One day a powder-car loaded with heavy stone got loose on its track a quarter of a mile up the slope, and started down the steep grade. The tracks ran straight into the mixing-house. The switch was open, and the first thing these men knew, there was an angry clang at the switch, and then a swift, heavy car was plunging toward the open door, with every chance that it would set off twelve hundred pounds of dynamite there. Workmen outside shouted, and then stared in horror. Not a man in the mixing-house moved. All four kept their places around the vat, held tight to their rakes and hoes, while the car, just missing the dynamite, hurled its mass of two tons through the back wall of the building, and spent its force against a tree-trunk.
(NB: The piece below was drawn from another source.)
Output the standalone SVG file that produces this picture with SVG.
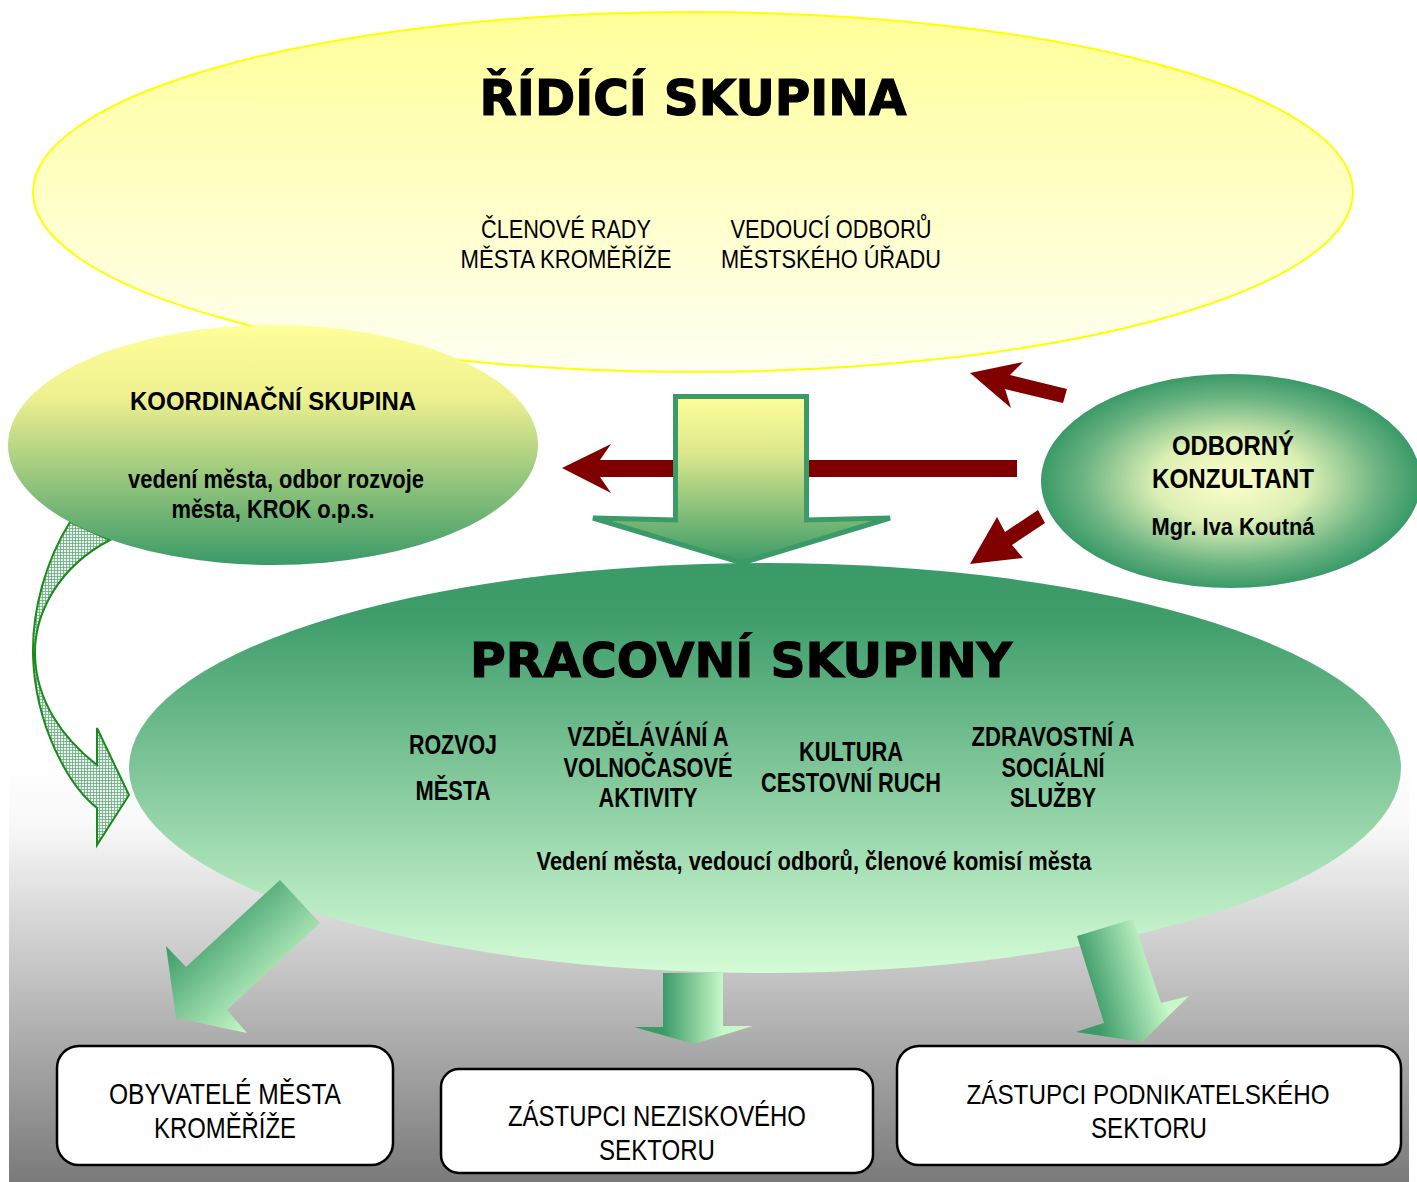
<svg xmlns="http://www.w3.org/2000/svg" width="1417" height="1182" viewBox="0 0 1417 1182">
<style>
.t{font-family:"Liberation Sans",Arial,sans-serif;fill:#000;text-anchor:middle}
.b{font-weight:bold}
.h{font-family:"DejaVu Sans","Liberation Sans",sans-serif;font-weight:bold;fill:#000;stroke:#000;stroke-width:1.2;text-anchor:middle}
.red{fill:#800000}
.box{fill:#fff;stroke:#000;stroke-width:2.5}
</style>
<defs>
<linearGradient id="gBg" x1="0" y1="763" x2="0" y2="1182" gradientUnits="userSpaceOnUse">
<stop offset="0" stop-color="#ffffff"/><stop offset="0.15" stop-color="#f8f8f8"/><stop offset="1" stop-color="#7a7a7a"/>
</linearGradient>
<linearGradient id="gTop" x1="0" y1="0" x2="0" y2="1">
<stop offset="0" stop-color="#ffff99"/><stop offset="1" stop-color="#fffff2"/>
</linearGradient>
<linearGradient id="gKoord" x1="0" y1="0" x2="0" y2="1">
<stop offset="0" stop-color="#ffff99"/><stop offset="0.3" stop-color="#eef090"/><stop offset="1" stop-color="#3a9a68"/>
</linearGradient>
<linearGradient id="gPrac" x1="0" y1="0" x2="0" y2="1">
<stop offset="0" stop-color="#3a9a68"/><stop offset="0.12" stop-color="#3d9c6a"/><stop offset="1" stop-color="#d4fcd6"/>
</linearGradient>
<radialGradient id="gOdb" cx="0.5" cy="0.5" r="0.5">
<stop offset="0" stop-color="#ffffcc"/><stop offset="0.4" stop-color="#dcefb4"/><stop offset="0.78" stop-color="#6cb482"/><stop offset="1" stop-color="#3a9a68"/>
</radialGradient>
<linearGradient id="gDown" x1="0" y1="394" x2="0" y2="563" gradientUnits="userSpaceOnUse">
<stop offset="0" stop-color="#ffff99"/><stop offset="0.35" stop-color="#dce88c"/><stop offset="1" stop-color="#3a9a68"/>
</linearGradient>
<linearGradient id="gA1" x1="166" y1="946" x2="247" y2="1033" gradientUnits="userSpaceOnUse">
<stop offset="0" stop-color="#3a9a68"/><stop offset="1" stop-color="#c8f8c8"/>
</linearGradient>
<linearGradient id="gA2" x1="663" y1="0" x2="723" y2="0" gradientUnits="userSpaceOnUse">
<stop offset="0" stop-color="#3a9a68"/><stop offset="1" stop-color="#c8f8c8"/>
</linearGradient>
<linearGradient id="gA3" x1="1090" y1="1000" x2="1160" y2="980" gradientUnits="userSpaceOnUse">
<stop offset="0" stop-color="#3a9a68"/><stop offset="1" stop-color="#c8f8c8"/>
</linearGradient>
<pattern id="hatch" width="3" height="3" patternUnits="userSpaceOnUse">
<rect width="3" height="3" fill="#e8f2ea"/>
<path d="M0 0.5H3M0.5 0V3" stroke="#3f9060" stroke-width="0.8" opacity="0.75"/>
</pattern>
</defs>

<rect id="background" x="9" y="763" width="1400" height="419" fill="url(#gBg)"/>

<g id="ridici-skupina">
<ellipse cx="693" cy="192" rx="660" ry="180" fill="url(#gTop)" stroke="#ffff00" stroke-width="2"/>
<text class="h" x="693" y="115" font-size="50" textLength="427" lengthAdjust="spacingAndGlyphs">ŘÍDÍCÍ SKUPINA</text>
<text class="t" x="566" y="238" font-size="25" textLength="170" lengthAdjust="spacingAndGlyphs">ČLENOVÉ RADY</text>
<text class="t" x="566" y="268" font-size="25" textLength="211" lengthAdjust="spacingAndGlyphs">MĚSTA KROMĚŘÍŽE</text>
<text class="t" x="831" y="238" font-size="25" textLength="201" lengthAdjust="spacingAndGlyphs">VEDOUCÍ ODBORŮ</text>
<text class="t" x="831" y="268" font-size="25" textLength="220" lengthAdjust="spacingAndGlyphs">MĚSTSKÉHO ÚŘADU</text>
</g>

<g id="pracovni-skupiny">
<ellipse cx="765" cy="768" rx="636" ry="205" fill="url(#gPrac)"/>
<text class="h" x="741" y="677" font-size="48" textLength="542" lengthAdjust="spacingAndGlyphs">PRACOVNÍ SKUPINY</text>
<text class="t b" x="453" y="754" font-size="27" textLength="88" lengthAdjust="spacingAndGlyphs">ROZVOJ</text>
<text class="t b" x="453" y="800" font-size="27" textLength="75" lengthAdjust="spacingAndGlyphs">MĚSTA</text>
<text class="t b" x="648" y="746" font-size="27" textLength="161" lengthAdjust="spacingAndGlyphs">VZDĚLÁVÁNÍ A</text>
<text class="t b" x="648" y="777" font-size="27" textLength="169" lengthAdjust="spacingAndGlyphs">VOLNOČASOVÉ</text>
<text class="t b" x="648" y="807" font-size="27" textLength="99" lengthAdjust="spacingAndGlyphs">AKTIVITY</text>
<text class="t b" x="851" y="761" font-size="27" textLength="104" lengthAdjust="spacingAndGlyphs">KULTURA</text>
<text class="t b" x="851" y="792" font-size="27" textLength="180" lengthAdjust="spacingAndGlyphs">CESTOVNÍ RUCH</text>
<text class="t b" x="1053" y="746" font-size="27" textLength="163" lengthAdjust="spacingAndGlyphs">ZDRAVOSTNÍ A</text>
<text class="t b" x="1053" y="777" font-size="27" textLength="103" lengthAdjust="spacingAndGlyphs">SOCIÁLNÍ</text>
<text class="t b" x="1053" y="807" font-size="27" textLength="86" lengthAdjust="spacingAndGlyphs">SLUŽBY</text>
<text class="t b" x="814" y="870" font-size="25" textLength="555" lengthAdjust="spacingAndGlyphs">Vedení města, vedoucí odborů, členové komisí města</text>
</g>

<g id="odborny-konzultant">
<ellipse cx="1231" cy="481" rx="190" ry="107" fill="url(#gOdb)"/>
<text class="t b" x="1233" y="455" font-size="28" textLength="122" lengthAdjust="spacingAndGlyphs">ODBORNÝ</text>
<text class="t b" x="1233" y="488" font-size="28" textLength="162" lengthAdjust="spacingAndGlyphs">KONZULTANT</text>
<text class="t b" x="1233" y="535" font-size="24" textLength="163" lengthAdjust="spacingAndGlyphs">Mgr. Iva Koutná</text>
</g>

<g id="connectors">
<path d="M70,522 C46,560 32,610 33,655 C35,725 68,785 97,808 L97,845 L129,795 L97,728 L97,765 C62,738 36,700 35,655 C34,612 60,566 110,540 Z" fill="url(#hatch)" stroke="#1a8a1a" stroke-width="2" stroke-linejoin="miter"/>
<polygon class="red" points="1017,460 600,460 611,444 562,468 611,493 600,477 1017,477"/>
<polygon class="red" points="1067,389 1010,375 1023,362 970,373 1011,408 1005,389 1063,403"/>
<polygon class="red" points="1038,510 1005,532 997,517 970,564 1023,558 1012,545 1045,523"/>
<polygon points="675.5,396.5 806.5,396.5 806.5,520 890,518 742,563 593,518 675.5,520" fill="url(#gDown)" stroke="#3a9a68" stroke-width="5" stroke-linejoin="miter"/>
<polygon points="280,880 320,923 227,1010 247,1033 176,1018 166,946 186,967" fill="url(#gA1)"/>
<polygon points="663,973 723,973 723,1026 753,1026 694,1044 634,1027 663,1027" fill="url(#gA2)"/>
<polygon points="1077,936 1133,919 1161,1003 1189,996 1142,1042 1076,1032 1104,1023" fill="url(#gA3)"/>
</g>

<g id="koordinacni-skupina">
<ellipse cx="273" cy="445" rx="265" ry="120" fill="url(#gKoord)"/>
<text class="t b" x="273" y="410" font-size="26" textLength="286" lengthAdjust="spacingAndGlyphs">KOORDINAČNÍ SKUPINA</text>
<text class="t b" x="276" y="488" font-size="25" textLength="296" lengthAdjust="spacingAndGlyphs">vedení města, odbor rozvoje</text>
<text class="t b" x="273" y="518" font-size="25" textLength="203" lengthAdjust="spacingAndGlyphs">města, KROK o.p.s.</text>
</g>

<g id="obyvatele">
<rect class="box" x="57" y="1046" width="336" height="119" rx="22"/>
<text class="t" x="225" y="1104" font-size="29" textLength="232" lengthAdjust="spacingAndGlyphs">OBYVATELÉ MĚSTA</text>
<text class="t" x="225" y="1138" font-size="29" textLength="142" lengthAdjust="spacingAndGlyphs">KROMĚŘÍŽE</text>
</g>

<g id="neziskovy-sektor">
<rect class="box" x="441" y="1069" width="432" height="104" rx="18"/>
<text class="t" x="657" y="1126" font-size="29" textLength="298" lengthAdjust="spacingAndGlyphs">ZÁSTUPCI NEZISKOVÉHO</text>
<text class="t" x="657" y="1160" font-size="29" textLength="116" lengthAdjust="spacingAndGlyphs">SEKTORU</text>
</g>

<g id="podnikatelsky-sektor">
<rect class="box" x="897" y="1046" width="504" height="119" rx="22"/>
<text class="t" x="1148" y="1104" font-size="28" textLength="363" lengthAdjust="spacingAndGlyphs">ZÁSTUPCI PODNIKATELSKÉHO</text>
<text class="t" x="1149" y="1138" font-size="29" textLength="116" lengthAdjust="spacingAndGlyphs">SEKTORU</text>
</g>
</svg>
There was no explosion, and nothing happened, which was something of a miracle; but what impressed me was that these four men stood still, not from courage, but because they were frozen with fear!
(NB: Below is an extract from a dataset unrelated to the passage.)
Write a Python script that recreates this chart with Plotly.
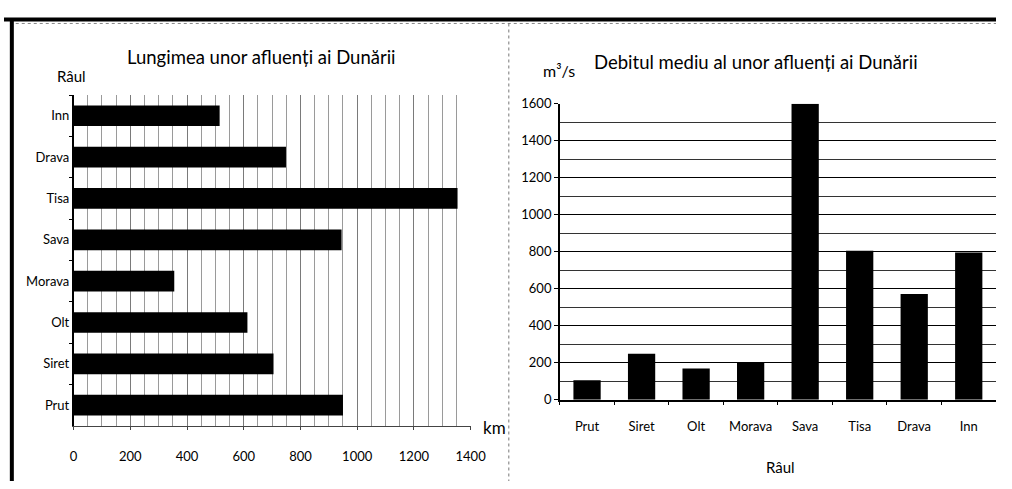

While there is danger in every step of dynamite manufacture, it appears that the center of peril is in the nitrating-house, where the fresh glycerin is mixed with nitric acid, or, more correctly, is nitrated by it. This operation takes place in a great covered vat about which are many pipes and stop-cocks. A man stands here like an engineer at the throttle, watching his thermometer and letting in fresh glycerin. These are his two duties, and upon the right performance of them depends the safety of the works. Every hour he must let in some seven hundred pounds of glycerin upon the deadly acid, and every hour he must draw off some fifteen hundred pounds of nitroglycerin and let it go splashing away in a yellowish stream down the long, uncovered trough that leads to the separating-house yonder. From this separating-house runs another trough to the freezing-house, and a third to the distant mixing-house. These three troughs inclose an oblong space, at the corners of which stand the nitrating-house, the separating-house, and the freezing-house. In each one of these, at any hour of the day, is a wagon-load of pure nitroglycerin, while in the three troughs are little rivers of nitroglycerin always flowing.